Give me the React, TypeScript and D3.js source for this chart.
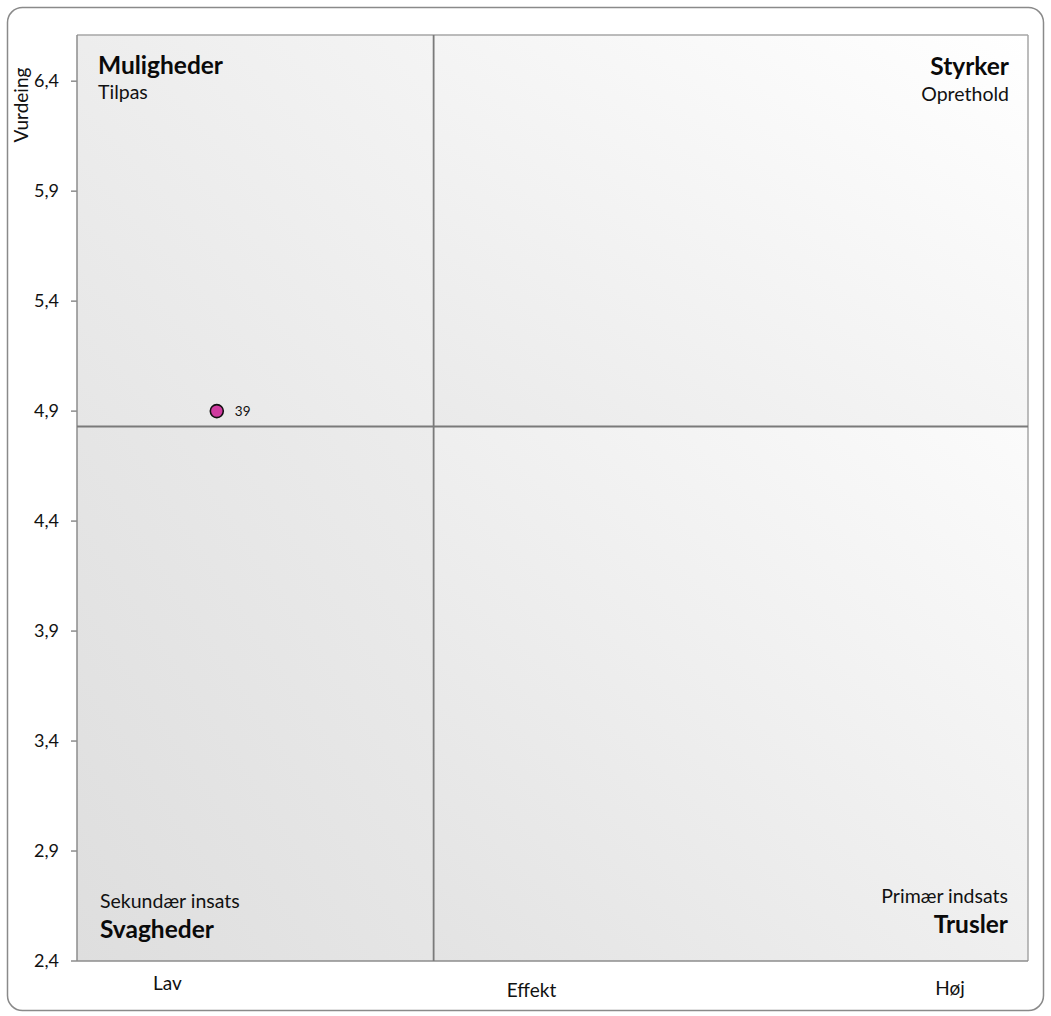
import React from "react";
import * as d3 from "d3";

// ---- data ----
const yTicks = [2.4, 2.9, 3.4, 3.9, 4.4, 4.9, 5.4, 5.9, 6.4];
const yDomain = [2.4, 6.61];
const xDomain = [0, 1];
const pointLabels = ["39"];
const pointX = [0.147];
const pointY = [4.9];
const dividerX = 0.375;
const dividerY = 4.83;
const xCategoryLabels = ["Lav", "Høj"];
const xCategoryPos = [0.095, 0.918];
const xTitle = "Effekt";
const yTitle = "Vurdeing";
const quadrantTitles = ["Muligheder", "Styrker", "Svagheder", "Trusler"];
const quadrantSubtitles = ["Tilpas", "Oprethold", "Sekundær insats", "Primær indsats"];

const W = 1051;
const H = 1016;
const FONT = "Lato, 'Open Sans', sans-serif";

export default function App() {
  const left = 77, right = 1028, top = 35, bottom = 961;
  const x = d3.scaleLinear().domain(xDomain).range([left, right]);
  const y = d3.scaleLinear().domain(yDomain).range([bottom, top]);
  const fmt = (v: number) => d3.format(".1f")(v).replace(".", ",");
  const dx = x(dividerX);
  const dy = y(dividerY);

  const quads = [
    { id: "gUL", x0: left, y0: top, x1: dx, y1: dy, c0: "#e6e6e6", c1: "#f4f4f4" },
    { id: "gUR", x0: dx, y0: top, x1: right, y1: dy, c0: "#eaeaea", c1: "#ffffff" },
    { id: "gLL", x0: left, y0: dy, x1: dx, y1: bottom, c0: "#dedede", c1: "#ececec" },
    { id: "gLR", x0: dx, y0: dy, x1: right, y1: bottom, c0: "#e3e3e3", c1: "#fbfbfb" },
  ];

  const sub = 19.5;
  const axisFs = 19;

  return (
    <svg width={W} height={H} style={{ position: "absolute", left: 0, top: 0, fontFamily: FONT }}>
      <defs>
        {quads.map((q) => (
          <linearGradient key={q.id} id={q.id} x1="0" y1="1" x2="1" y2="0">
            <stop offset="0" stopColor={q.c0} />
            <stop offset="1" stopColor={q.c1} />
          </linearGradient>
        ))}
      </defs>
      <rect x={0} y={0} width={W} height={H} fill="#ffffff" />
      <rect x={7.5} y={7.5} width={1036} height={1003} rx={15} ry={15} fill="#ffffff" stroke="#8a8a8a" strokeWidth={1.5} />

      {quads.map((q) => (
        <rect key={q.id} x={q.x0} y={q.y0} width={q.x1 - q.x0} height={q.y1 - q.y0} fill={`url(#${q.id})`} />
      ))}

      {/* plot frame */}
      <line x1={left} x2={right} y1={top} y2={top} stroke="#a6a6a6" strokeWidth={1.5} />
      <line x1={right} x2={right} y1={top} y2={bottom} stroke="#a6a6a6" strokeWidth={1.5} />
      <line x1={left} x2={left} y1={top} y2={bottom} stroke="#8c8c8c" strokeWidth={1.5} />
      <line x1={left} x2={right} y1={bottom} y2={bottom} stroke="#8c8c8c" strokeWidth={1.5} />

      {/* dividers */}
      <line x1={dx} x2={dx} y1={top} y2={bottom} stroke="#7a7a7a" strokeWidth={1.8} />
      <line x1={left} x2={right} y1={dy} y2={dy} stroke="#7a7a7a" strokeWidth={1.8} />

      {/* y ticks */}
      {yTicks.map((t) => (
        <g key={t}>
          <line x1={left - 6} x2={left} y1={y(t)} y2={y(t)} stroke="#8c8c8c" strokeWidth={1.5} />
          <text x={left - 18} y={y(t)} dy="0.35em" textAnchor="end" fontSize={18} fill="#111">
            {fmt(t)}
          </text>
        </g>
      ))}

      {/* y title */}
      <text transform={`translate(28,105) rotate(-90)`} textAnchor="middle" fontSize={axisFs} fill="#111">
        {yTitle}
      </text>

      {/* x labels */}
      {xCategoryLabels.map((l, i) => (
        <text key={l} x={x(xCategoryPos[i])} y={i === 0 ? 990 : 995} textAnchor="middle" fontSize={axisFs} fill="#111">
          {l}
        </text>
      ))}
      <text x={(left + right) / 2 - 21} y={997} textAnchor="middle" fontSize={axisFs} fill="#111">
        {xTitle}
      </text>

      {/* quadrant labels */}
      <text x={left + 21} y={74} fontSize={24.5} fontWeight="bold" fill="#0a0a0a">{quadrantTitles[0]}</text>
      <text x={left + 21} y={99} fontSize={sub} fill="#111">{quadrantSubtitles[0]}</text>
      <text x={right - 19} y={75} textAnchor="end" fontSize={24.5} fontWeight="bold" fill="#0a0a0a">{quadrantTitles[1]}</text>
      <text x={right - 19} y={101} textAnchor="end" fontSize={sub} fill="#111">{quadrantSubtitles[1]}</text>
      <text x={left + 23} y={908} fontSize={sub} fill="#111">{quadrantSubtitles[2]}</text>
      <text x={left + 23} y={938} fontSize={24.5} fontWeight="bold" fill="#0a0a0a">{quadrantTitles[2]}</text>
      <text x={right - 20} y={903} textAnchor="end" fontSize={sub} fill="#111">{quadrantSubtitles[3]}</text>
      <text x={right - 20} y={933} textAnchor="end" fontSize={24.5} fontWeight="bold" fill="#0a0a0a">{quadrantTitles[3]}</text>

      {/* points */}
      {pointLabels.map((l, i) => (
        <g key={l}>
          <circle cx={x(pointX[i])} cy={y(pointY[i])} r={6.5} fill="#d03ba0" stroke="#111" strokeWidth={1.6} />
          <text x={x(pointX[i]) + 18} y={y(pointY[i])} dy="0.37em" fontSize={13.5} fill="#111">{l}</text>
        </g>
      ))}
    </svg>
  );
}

▶ **TASK REQUIREMENTS**:
Copy out every line of the data that includes "React".

▶ **COMPLETE OUTPUT**:
Give me the React, TypeScript and D3.js source for this chart.
import React from "react";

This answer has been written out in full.